Python 3.8.13 (default, Aug 16 2022, 12:16:29)
[GCC 9.3.1 20200408 (Red Hat 9.3.1-2)] on linux
Type "help", "copyright", "credits" or "license" for more information.

>>> from transformers import AutoTokenizer, AutoModelForCausalLM, AutoConfig

>>> from transformers import pipeline

>>> tokenizer = AutoTokenizer.from_pretrained("cerebras/Cerebras-GPT-111M")

>>> config = AutoConfig.from_pretrained("./hf_dir_finetune_GPT111M/config_to_hf_gpt2.json")

>>> model = AutoModelForCausalLM.from_pretrained("./hf_dir_finetune_GPT111M/checkpoint_10_to_hf.bin", config = config)

>>> text = "Generative AI is "

>>> pipe = pipeline("text-generation", model=model, tokenizer=tokenizer)

>>> generated_text = pipe(text, max_length=50, do_sample=False, no_repeat_ngram_size=2)[0]

Setting `pad_token_id` to `eos_token_id`:50256 for open-end generation.

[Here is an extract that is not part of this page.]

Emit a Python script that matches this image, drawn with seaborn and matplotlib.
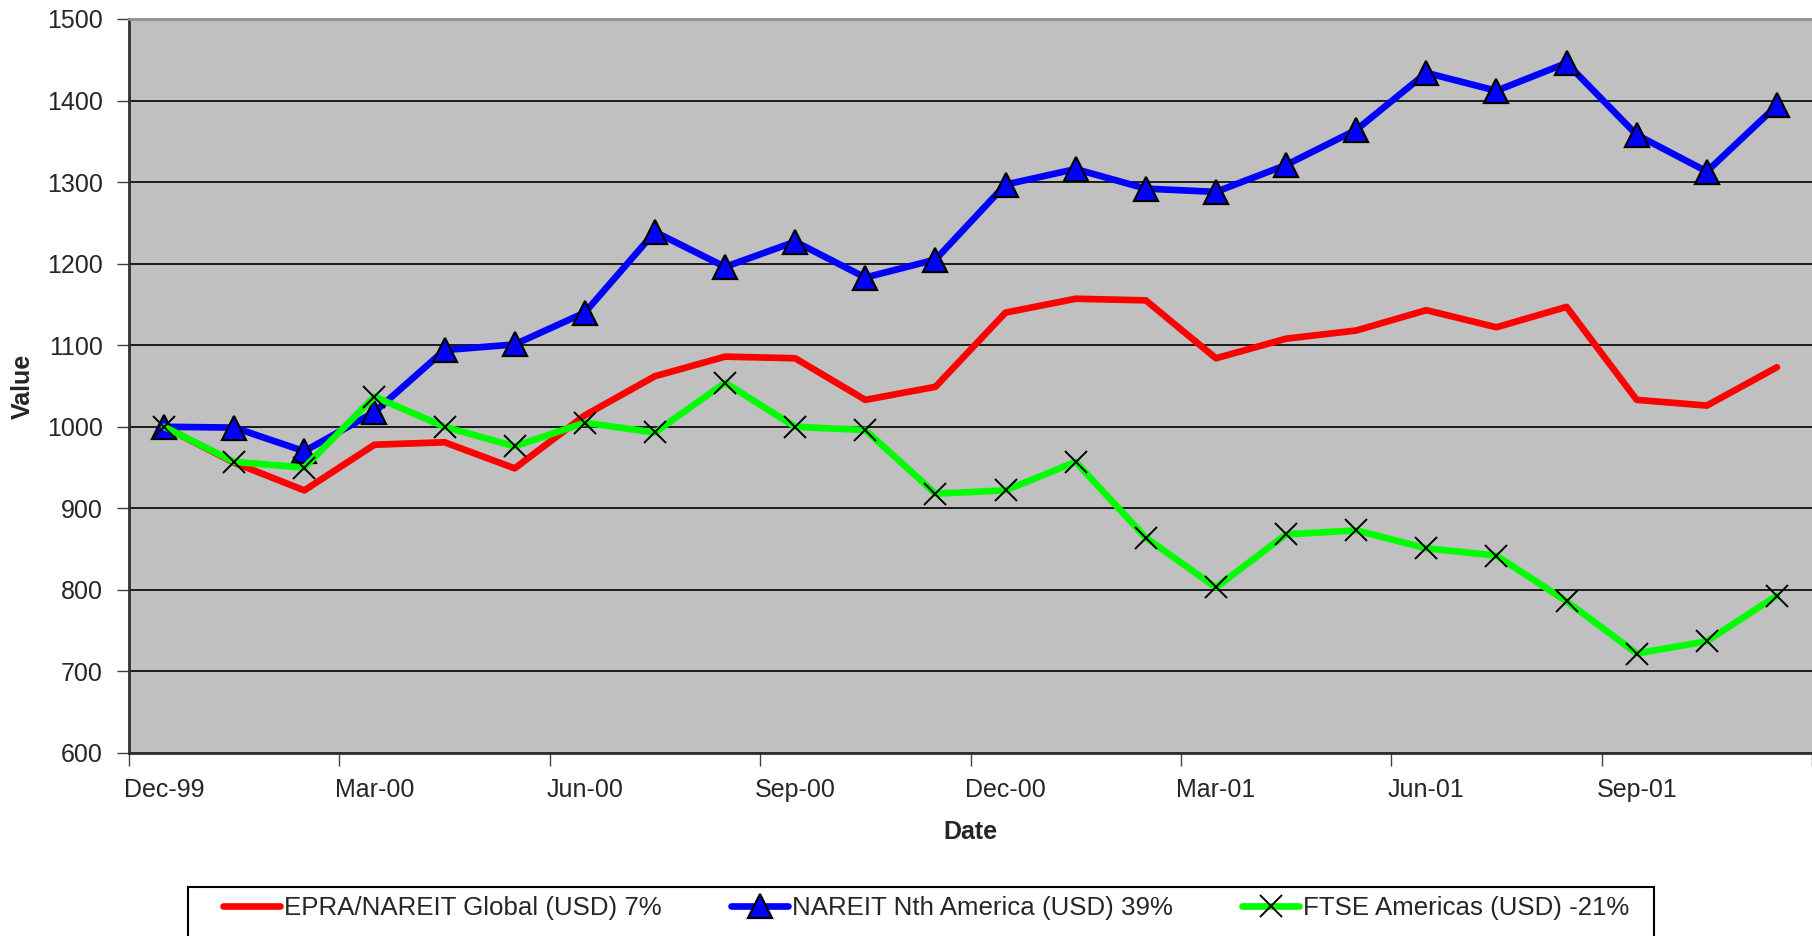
import pandas as pd
import matplotlib.pyplot as plt
import seaborn as sns
from matplotlib.patches import Rectangle
from matplotlib.ticker import FixedLocator

# month labels (Dec-99 .. Nov-01)
months = ['Dec-99', 'Jan-00', 'Feb-00', 'Mar-00', 'Apr-00', 'May-00', 'Jun-00', 'Jul-00',
          'Aug-00', 'Sep-00', 'Oct-00', 'Nov-00', 'Dec-00', 'Jan-01', 'Feb-01', 'Mar-01',
          'Apr-01', 'May-01', 'Jun-01', 'Jul-01', 'Aug-01', 'Sep-01', 'Oct-01', 'Nov-01']

epra = [1000, 956, 922, 978, 981, 949, 1014, 1062, 1086, 1084, 1033, 1049,
        1140, 1157, 1155, 1084, 1108, 1118, 1143, 1122, 1147, 1033, 1026, 1073]
nareit = [1000, 999, 970, 1018, 1094, 1101, 1140, 1239, 1196, 1227, 1183, 1205,
          1297, 1316, 1292, 1288, 1321, 1364, 1434, 1412, 1446, 1358, 1313, 1394]
ftse = [1000, 957, 950, 1037, 1000, 976, 1005, 993, 1054, 1000, 996, 918,
        922, 957, 864, 803, 868, 873, 851, 842, 786, 722, 737, 793]

labels = ['EPRA/NAREIT Global (USD) 7%', 'NAREIT Nth America (USD) 39%', 'FTSE Americas (USD) -21%']

df = pd.DataFrame({'pos': range(len(months)), 'month': months,
                   'epra': epra, 'nareit': nareit, 'ftse': ftse})

sns.set_style('white')
plt.rcParams['font.family'] = ['Liberation Sans', 'DejaVu Sans']

fig = plt.figure(figsize=(18.12, 9.36), dpi=100)
ax = fig.add_axes([129 / 1812, 1 - 753 / 936, 1 - 129 / 1812, (753 - 19) / 936])
ax.set_facecolor('#C0C0C0')

lw = 4.8
sns.lineplot(data=df, x='pos', y='epra', ax=ax, color='#FF0000', linewidth=lw,
             label=labels[0], zorder=3)
sns.lineplot(data=df, x='pos', y='nareit', ax=ax, color='#0000FF', linewidth=lw,
             marker='^', markersize=17, markerfacecolor='#0000FF', markeredgecolor='black',
             markeredgewidth=1.6, label=labels[1], zorder=4)
sns.lineplot(data=df, x='pos', y='ftse', ax=ax, color='#00FF00', linewidth=lw,
             marker='x', markersize=16, markeredgecolor='black', markeredgewidth=1.4,
             label=labels[2], zorder=5)

ax.set_xlim(-0.5, len(months) - 0.5)
ax.set_ylim(600, 1500)
ax.set_yticks(range(600, 1501, 100))
ax.yaxis.grid(True, color='black', linewidth=1.2)
ax.set_axisbelow(True)

# labels every quarter, tick marks between categories
ax.set_xticks(df['pos'][::3])
ax.set_xticklabels(df['month'][::3])
ax.xaxis.set_minor_locator(FixedLocator([p - 0.5 for p in range(0, len(months) + 1, 3)]))
ax.tick_params(axis='x', which='major', length=0, pad=18, labelsize=18)
ax.tick_params(axis='x', which='minor', length=9, width=1, color='#404040', direction='out', bottom=True)
ax.tick_params(axis='y', which='major', length=9, width=1, color='#404040', direction='out',
               pad=10, labelsize=18, left=True)

for side in ['left', 'bottom']:
    ax.spines[side].set_color('#303030')
    ax.spines[side].set_linewidth(2)
ax.spines['top'].set_color('#909090')
ax.spines['top'].set_linewidth(2)
ax.spines['right'].set_visible(False)

ax.set_xlabel('Date', fontsize=18, fontweight='bold')
ax.set_ylabel('Value', fontsize=18, fontweight='bold')
ax.xaxis.label.set_va('center')
ax.yaxis.label.set_va('center')
ax.xaxis.set_label_coords(0.5, (753 - 832) / 734)
ax.yaxis.set_label_coords((23 - 129) / 1683, 0.5)

handles, _ = ax.get_legend_handles_labels()
ax.get_legend().remove()
fig.legend(handles, labels, loc='center left', bbox_to_anchor=(223 / 1812, 1 - 908 / 936),
           ncol=3, frameon=False, fontsize=18.6, handlelength=2.2, handletextpad=0.15,
           columnspacing=2.7, borderpad=0, borderaxespad=0)
fig.patches.append(Rectangle((188 / 1812, -0.05), (1654 - 188) / 1812, 0.05 + 1 - 887 / 936,
                             transform=fig.transFigure, facecolor='white', edgecolor='black',
                             linewidth=1.5, zorder=0))

fig.savefig('out.png', dpi=100)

>>> print(generated_text['generated_text'])

Generative AI is

The following is a list of the most common types of AI in the world.
AI is the number of human AI classes in which the AI class is defined. The AI type is
the number that the human

>>> exit()

Conclusion#

Porting a trained and fine-tuned model from Cerebras’s Wafer-Scale cluster to Hugging Face expands the model’s accessibility and usability, allowing for seamless integration with Hugging Face’s extensive toolkit and ecosystem. By following the outlined procedure to convert the model checkpoints and configurations, users can leverage the advanced capabilities of Hugging Face for generating outputs, further analyzing, and integrating their models into broader applications. This process not only enhances the versatility of the models developed on Cerebras’s platform but also fosters broader collaboration and innovation within the AI and machine learning communities.